Mapping Temperature Using Transmission Kikuchi Diffraction

Abstract: Electronic devices are engineered at increasingly smaller length scales; new metrologies to understand nanoscale thermodynamics are needed. Temperature and pressure are fundamental thermodynamic quantities whose nanoscale measurement is challenging as physical contact inevitably perturbs the system. Here we demonstrate Kikuchi diffraction thermometry (KDTh), a non-contact scanning electron microscope (SEM) technique capable of mapping nanoscale temperatures and pressures. KDTh detects local volumetric lattice changes in crystalline samples by precisely fitting Kikuchi patterns. Temperature changes are deduced using the coefficient of thermal expansion (CTE). We map lattice parameters and temperatures on Joule-heated graphite by rastering a 5.5-nm electron probe across the sample.
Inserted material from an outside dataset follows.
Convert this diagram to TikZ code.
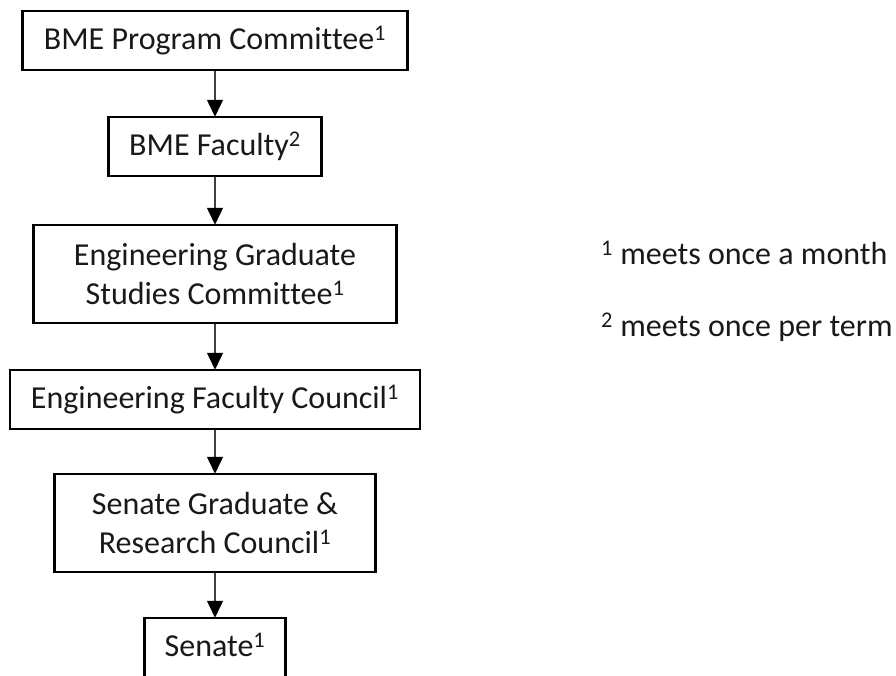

Our parameter precision is ~0.01% and our temperature sensitivity is 2.2 K/$\sqrt{Hz}$. KDTh offers advanced sensitivity by fitting the entire Kikuchi pattern, even beyond the precision measured in transmission electron microscopy. KDTh can operate in both transmission (transmission Kikuchi diffraction, TKD) and reflection (electron backscatter diffraction, EBSD) modes.